Le « métier » a disparu, et avec lui le bonheur possible du travail, pour devenir de la « professionnalisation », de l’« emploi », un cadrage d’activités qui se situe entre la spécialisation (l’expert) et le chômage (le contrat précaire, l’intérimaire). Un certain nombre d’individus occupent des places convoitées, d’autres des points de calculs de statistiques. Le syndicalisme n’a aucune raison d’échapper au professionnalisme et à la comptabilité. Le seul métier qui a intégré l’industrie culturelle, diffusé à l’envi sur tous les médias, et c’est celui de cuisinier. On nous engraisse les yeux en nous affamant, alors que les rayons de farine et de sucre des supermarchés dévalisés causent la pénurie. Comprendre que la faim n’est pas là où l’on croit.
Je n’hésite pas à dire ma haine du temps qui s’est ainsi formé en monde, notre époque. Ma crainte aussi, si un syndicat d’artistes et d’auteurs ne se donne pas d’abord pour mission de mettre fin au travail qui aliène et affame. Paradoxe ? Non.
« C’est pas du travail ! » Prenons la critique à la lettre, pas pour défendre l’étendard de la création, comme La liberté guidant le peuple, marre des clichés ! Juste pour dire qu’artistes et auteurs manifestent ce qui a été retiré du travail, le désir, le moteur de la créativité. Car qui irait contre le fait que le désir n’existe pas chez n’importe qui ? qu’il est chez tous ceux qui sont à son endroit. Vrai qu’avec la structure du travail telle qu’elle est, les gens meurent et souffrent de l’absence de créativité, d’initiative, d’imagination, et pas que les individus, les collectivités qui voient s’effondrer tous les jours un monde qu’elles portent comme Atlas sur leur dos. Il ne faut pas s’étonner de voir ici ou là nombre d’initiatives anonymes à la recherche de l’autonomie ou parce qu’il n’y a plus de service public. Ce choix n’est pas une lubie d’écolos ou d’anarchistes, ou alors ceux-ci se trompent eux-mêmes, la cause à des têtes toute pleines de représentations des luttes passées qui connaissent si peu leur histoire. Le temps n’est plus à la reproduction, à l’imitation de la force des luttes ouvrières ou autres, forme de refuge quand ça va trop mal, c’est comme d’ouvrir trop de livres pour mettre des fictions entre soi et les drames du réel. La reproduction et l’imitation, et même si je ne parlais que d’art, sont des formes reflexes d’un engourdissement dans la révolte. Une nature morte : s’assimiler à la mort, façon de payer à vie son tribut à la pérennité d’une représentation, alors qu’il faut du mouvement.
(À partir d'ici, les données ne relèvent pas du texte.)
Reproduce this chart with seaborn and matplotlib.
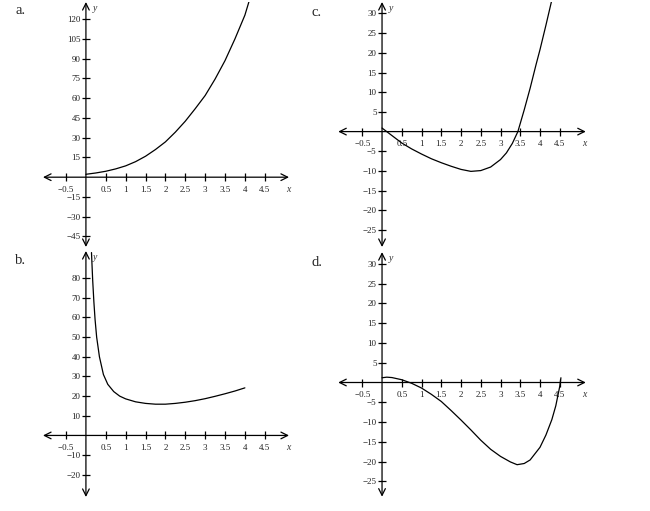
import numpy as np
import matplotlib
matplotlib.use('Agg')
import matplotlib.pyplot as plt
import seaborn as sns

# curve readings (x, y) for each panel
a_x = [0, 0.25, 0.5, 0.75, 1, 1.25, 1.5, 1.75, 2, 2.25, 2.5, 2.75, 3, 3.25, 3.5, 3.75, 4, 4.1]
a_y = [2.2, 3.2, 4.5, 6.3, 8.6, 11.8, 15.9, 21.0, 26.8, 34.2, 42.5, 52.0, 62.0, 74.5, 88.5, 105.0, 123.0, 133.0]

b_x = [0.14, 0.17, 0.2, 0.23, 0.27, 0.34, 0.44, 0.55, 0.7, 0.85, 1, 1.25, 1.5, 1.75, 2,
       2.25, 2.5, 2.75, 3, 3.25, 3.5, 3.75, 4]
b_y = [93, 79, 68, 59, 50, 40, 31, 26, 22.3, 20, 18.6, 17.1, 16.3, 15.9, 15.9,
       16.3, 16.9, 17.7, 18.7, 19.9, 21.2, 22.6, 24.2]

c_x = [0, 0.25, 0.5, 0.75, 1, 1.25, 1.5, 1.75, 2, 2.25, 2.5, 2.75, 3, 3.15, 3.3,
       3.44, 3.6, 3.75, 3.9, 4.0, 4.15, 4.29]
c_y = [0.9, -1.0, -2.9, -4.4, -5.7, -6.9, -7.9, -8.8, -9.6, -10.1, -9.9, -9.0, -7.1, -5.4, -3.0,
       0, 5.5, 11.0, 17.0, 20.8, 27.0, 33.0]

d_x = [0, 0.12, 0.25, 0.5, 0.75, 1, 1.25, 1.5, 1.75, 2, 2.25, 2.5, 2.75, 3, 3.25, 3.42,
       3.6, 3.75, 4, 4.15, 4.3, 4.4, 4.5, 4.53]
d_y = [1.2, 1.35, 1.25, 0.7, -0.2, -1.4, -3.0, -4.8, -7.1, -9.5, -12.0, -14.6, -16.9, -18.7, -20.1, -20.8,
       -20.5, -19.6, -16.4, -13.3, -9.4, -5.9, -1.0, 1.2]

# ticks
x_ticks = [-0.5, 0.5, 1, 1.5, 2, 2.5, 3, 3.5, 4, 4.5]
a_yticks = [-45, -30, -15, 15, 30, 45, 60, 75, 90, 105, 120]
b_yticks = [-20, -10, 10, 20, 30, 40, 50, 60, 70, 80]
cd_yticks = [-25, -20, -15, -10, -5, 5, 10, 15, 20, 25, 30]

sns.set_theme(style='white')
plt.rcParams['font.family'] = ['Liberation Serif', 'DejaVu Serif']

W, H = 650, 511
fig = plt.figure(figsize=(W / 100, H / 100), dpi=100)


def fmt(v):
    s = ('%g' % v)
    return s.replace('-', '\u2212')


def draw_panel(rect, xs, ys, yticks, xlim, ylim, letter, letter_px):
    ax = fig.add_axes(rect)
    sns.lineplot(x=xs, y=ys, ax=ax, color='black', linewidth=0.9,
                 sort=False, estimator=None)
    ax.set_xlim(*xlim)
    ax.set_ylim(*ylim)
    ax.set_facecolor('none')

    # axes through the origin, drawn as double arrows
    for side in ['top', 'right']:
        ax.spines[side].set_visible(False)
    ax.spines['left'].set_position(('data', 0))
    ax.spines['bottom'].set_position(('data', 0))
    ax.spines['left'].set_visible(False)
    ax.spines['bottom'].set_visible(False)
    arrow = dict(arrowstyle='<->', color='black', lw=0.9, shrinkA=0, shrinkB=0)
    ax.annotate('', xy=(xlim[1], 0), xytext=(xlim[0], 0), arrowprops=arrow,
                annotation_clip=False)
    ax.annotate('', xy=(0, ylim[1]), xytext=(0, ylim[0]), arrowprops=arrow,
                annotation_clip=False)

    ax.set_xticks(x_ticks)
    ax.set_xticklabels([fmt(v) for v in x_ticks])
    ax.set_yticks(yticks)
    ax.set_yticklabels([fmt(v) for v in yticks])
    ax.tick_params(axis='both', which='major', direction='inout', length=5.8,
                   width=0.9, color='black', labelsize=6.5, labelcolor='#222222')
    ax.tick_params(axis='x', pad=3.5)
    ax.tick_params(axis='y', pad=1)
    ax.xaxis.set_ticks_position('bottom')
    ax.yaxis.set_ticks_position('left')
    ax.grid(False)
    ax.set_xlabel('')
    ax.set_ylabel('')

    # axis names
    ax.annotate('y', xy=(0, ylim[1]), xytext=(7, -6), textcoords='offset pixels',
                fontsize=7, style='italic', color='#333333', ha='left', va='center',
                annotation_clip=False)
    ax.annotate('x', xy=(xlim[1], 0), xytext=(-1, -12), textcoords='offset pixels',
                fontsize=7, style='italic', color='#333333', ha='center', va='center',
                annotation_clip=False)

    fig.text(letter_px[0] / W, 1 - letter_px[1] / H, letter, fontsize=10.5,
             ha='center', va='center')
    return ax


draw_panel([43 / W, 1 - 247 / H, 246 / W, 245 / H], a_x, a_y, a_yticks,
           (-1.08, 5.11), (-53, 133), 'a.', (21, 10))
draw_panel([43 / W, 1 - 497 / H, 246 / W, 246 / H], b_x, b_y, b_yticks,
           (-1.08, 5.11), (-31.3, 93.8), 'b.', (21, 260))
draw_panel([338.2 / W, 1 - 247 / H, 247.6 / W, 245 / H], c_x, c_y, cd_yticks,
           (-1.11, 5.16), (-29.3, 32.9), 'c.', (317, 12))
draw_panel([338.2 / W, 1 - 496.7 / H, 247.6 / W, 244.6 / H], d_x, d_y, cd_yticks,
           (-1.11, 5.16), (-28.9, 33.0), 'd.', (317, 262))

fig.savefig('out.png', dpi=100, facecolor='white')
Il y a une chose merveilleuse dans l’invention de la perspective de Brunelleschi, bien différente du système de projection mathématique dominant jusqu’au XIXe. La merveille ne se trouve pas dans la projection de lignes convergentes en point de fuite, dit aussi le point de l’œil, mais dans un badigeon d’argent bruni pour tout ciel sur la tablette de bois. Pour démontrer que la représentation est à l’exacte mesure et proportion du Baptistère de Florence, l’architecte-peintre place un miroir à distance, entre la représentation et le bâtiment octogonal et symétrique. Si le reflet de la peinture, vu par l’observateur, regardant au dos de la tablette de bois superposée à l’édifice réel, se trouve à l’image du réel, la vérification se fait là où passent au présent des nuages sur l’argent bruni. Ainsi le miroir rectifie le champ de vision de l’observateur, donnant l’illusion d’une continuité parfaite malgré les bords de la tablette. Le champ de vision ne se clôt pas, il s’ouvre, il s’ouvre à l’infini. C’est le mouvement des nuages qui assure l’invention de la perspective. La merveille est dans le badigeon, l’expérience d’un espace réel par l’entremise de l’art. Comment s’étonner que cet espace soit resté la norme pendant cinq siècles. Or, ce qui est le plus mobile est le plus oublié du système, c’est le caché sous les yeux, les nuages. Ce mouvement, il faut l’appeler la morale de l’art : quelque chose se fait à travers quelque chose qui se défait. Les nuages transgressent des lignes droites convergentes. Il faut ainsi œuvrer pour remettre à l’endroit ce qui est à l’envers. « La provocation c’est remettre la réalité sur ses pieds », belle formule que laisse Brecht, à notre époque. L’économie nous a mis la tête en bas, et la politique nous la maintient sous l’eau. Il faut donc trouver le moyen de passer d’une contre-plongée à une plongée. Changer la représentation de l’espace, c’est changer la vision, et avec elle nos vies. Être en mouvement, cesser de conserver des places « quoi qu’il en coûte ».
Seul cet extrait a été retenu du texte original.